Some of the dignitaries made it worthwhile. Most memorable was facilitating the late Hon. John Michuki, God bless his soul. He cared to ask how I was doing, if I’m ok, how was my family, and so on. Genuine concern. And he remembered my name (trust me, that’s touching). But once he ascertained all is well with me, the grilling started. What is the GDP of South Africa? What are its main exports? Where exactly are our troops now in Somalia, have they reached Kismayu? Eish, he worked me up into a sweat. He would shoot questions while tapping his walking stick on the carpet, his face a mask of relish. Somehow our discussion ended with the ICC, and I can tell you, I never met anyone who valued sovereignty as much as Hon. Michuki did.

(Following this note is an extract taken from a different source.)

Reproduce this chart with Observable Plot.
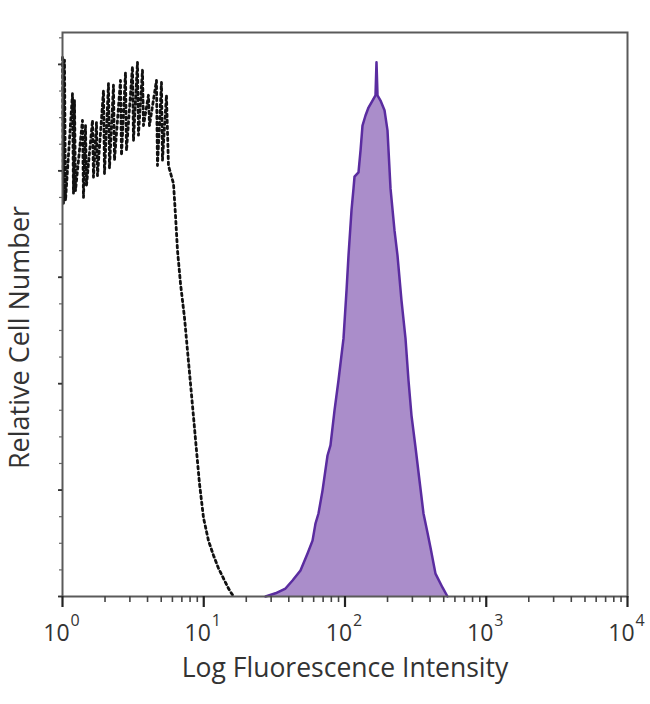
<!DOCTYPE html>
<html><head><meta charset="utf-8">
<script src="https://cdn.jsdelivr.net/npm/d3@7"></script>
<script src="https://cdn.jsdelivr.net/npm/@observablehq/plot@0.6"></script>
<style>body{margin:0;background:#fff;} #chart{width:650px;height:704px;}</style>
</head><body><div id="chart"></div>
<script>
// Stained sample (filled purple histogram)
const stainedIntensity = [27.4,32.2,37.9,42.5,48.4,54.3,58.9,61.8,64.9,69.3,75.2,78.9,84.3,89.9,94.4,97.6,102.5,105.9,111.2,114.9,116.8,124.6,128.8,133.0,139.7,146.7,156.6,164.4,167.1,169.9,178.4,190.4,199.9,210.0,224.1,235.3,251.2,268.1,281.6,295.7,315.7,336.8,359.5,383.8,402.9,437.1,490.0,531.7];
const stainedCount = [0,0.6,1.5,3.0,4.9,8.1,10.5,13.7,15.6,19.9,26.5,28.4,35.0,40.6,45.3,48.5,57.5,64.1,72.6,76.7,78.9,79.7,83.8,88.5,90.4,91.9,93.2,94.2,100.4,94.2,93.2,91.4,87.6,76.7,68.8,64.1,55.6,48.5,40.6,34.0,28.0,21.8,15.6,12.0,9.2,4.3,1.7,0];
// Isotype control (dotted histogram)
const controlIntensity = [1.000,1.016,1.033,1.050,1.177,1.196,1.216,1.236,1.385,1.408,1.455,1.479,1.631,1.657,1.740,1.769,1.951,1.983,2.116,2.151,2.296,2.334,2.573,2.616,2.792,2.838,3.129,3.181,3.395,3.450,3.683,3.744,4.061,4.128,4.627,4.703,5.020,5.102,5.445,5.626,
  6.108,6.310,6.520,6.846,7.307,7.672,8.058,8.460,8.886,9.330,9.959,10.80,11.73,12.72,14.03,14.97,16.24];
const controlCount = [101.3,73.9,100.8,74.4,94.5,75.8,93.2,76.3,89.5,75.0,88.5,77.3,89.5,78.8,89.1,79.1,95.1,79.5,96.4,80.5,96.1,82.0,97.0,82.9,98.5,83.8,99.6,85.7,100.4,86.7,98.9,88.5,94.2,88.5,97.0,81.0,96.6,82.0,94.2,81.0,
  77.6,71.6,65.0,58.8,52.4,46.2,40.0,33.8,27.4,21.2,14.8,10.5,7.7,5.3,3.0,1.5,0];
// Axes
const xTickValues = [1, 10, 100, 1000, 10000];
const xTickBase = "10";
const xTickExponents = ["0", "1", "2", "3", "4"];
const xTitle = "Log Fluorescence Intensity";
const yTitle = "Relative Cell Number";

const stained = stainedIntensity.map((x, i) => ({x, y: stainedCount[i]}));
const control = controlIntensity.map((x, i) => ({x, y: controlCount[i]}));
const xMinor = [];
for (const d of xTickValues.slice(0, -1)) for (let k = 2; k < 10; k++) xMinor.push(d * k);
const yMinor = d3.range(0, 106, 5);
const yMajor = d3.range(0, 106, 20);

const font = "'Open Sans', Lato, sans-serif";
const textColor = "#333";

const chart = Plot.plot({
  width: 650, height: 704,
  marginLeft: 62, marginRight: 23, marginTop: 32, marginBottom: 108,
  style: {fontFamily: font, background: "#fff"},
  x: {type: "log", domain: [1, 10000]},
  y: {domain: [0, 106]},
  marks: [
    Plot.areaY(stained, {x: "x", y: "y", fill: "#aa8dca"}),
    Plot.lineY(stained, {x: "x", y: "y", stroke: "#5a2ca0", strokeWidth: 2.5}),
    Plot.lineY(control, {x: "x", y: "y", stroke: "#111", strokeWidth: 2.8, strokeDasharray: "2.6,3.4"}),
    Plot.frame({stroke: "#5a5a5a", strokeWidth: 2}),
    Plot.axisX({ticks: xMinor, tickSize: 6, tickFormat: () => "", label: null, stroke: "#444", strokeWidth: 1.6}),
    Plot.axisX({ticks: xTickValues, tickSize: 11, tickFormat: () => "", label: null, stroke: "#222", strokeWidth: 2.2}),
    Plot.axisY({ticks: yMinor, tickSize: 3, tickFormat: () => "", label: null, stroke: "#666", strokeWidth: 1.2}),
    Plot.axisY({ticks: yMajor, tickSize: 4, tickFormat: () => "", label: null, stroke: "#333", strokeWidth: 1.8}),
    Plot.text(xTickValues, {x: d => d, y: 0, text: () => xTickBase, dy: 44, dx: -6, fontSize: 23, lineAnchor: "bottom", fill: textColor, textAnchor: "middle"}),
    Plot.text(xTickValues, {x: d => d, y: 0, text: (d, i) => xTickExponents[i], dy: 29, dx: 8, fontSize: 16, lineAnchor: "bottom", fill: textColor, textAnchor: "start"}),
    Plot.text([xTitle], {frameAnchor: "bottom", dy: 80, fontSize: 26.5, lineAnchor: "bottom", fill: textColor}),
    Plot.text([yTitle], {frameAnchor: "left", dx: -42, dy: 23, rotate: -90, fontSize: 27, textAnchor: "middle", fill: textColor})
  ]
});
document.getElementById("chart").appendChild(chart);
</script>
</body></html>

Nostalgia indeed is a bummer. You remember good things, and you wish you could go back and experience them again, but you can’t. And then it’s a good thing, you remember bad things and you say, thank God I’m done with all that, I can only remember them with an annoyed grunt in the safety of my memory. I don’t know if nostalgia is a bummer or a good thing when it makes me write too much.
Shout out to my colleagues, it was great, it was amazing. We pulled off some of the most impossible things together, and built lifetime friendships. A word too to my Diaspora friends, we too built lifetime friendships. I cherish that, more than anything else.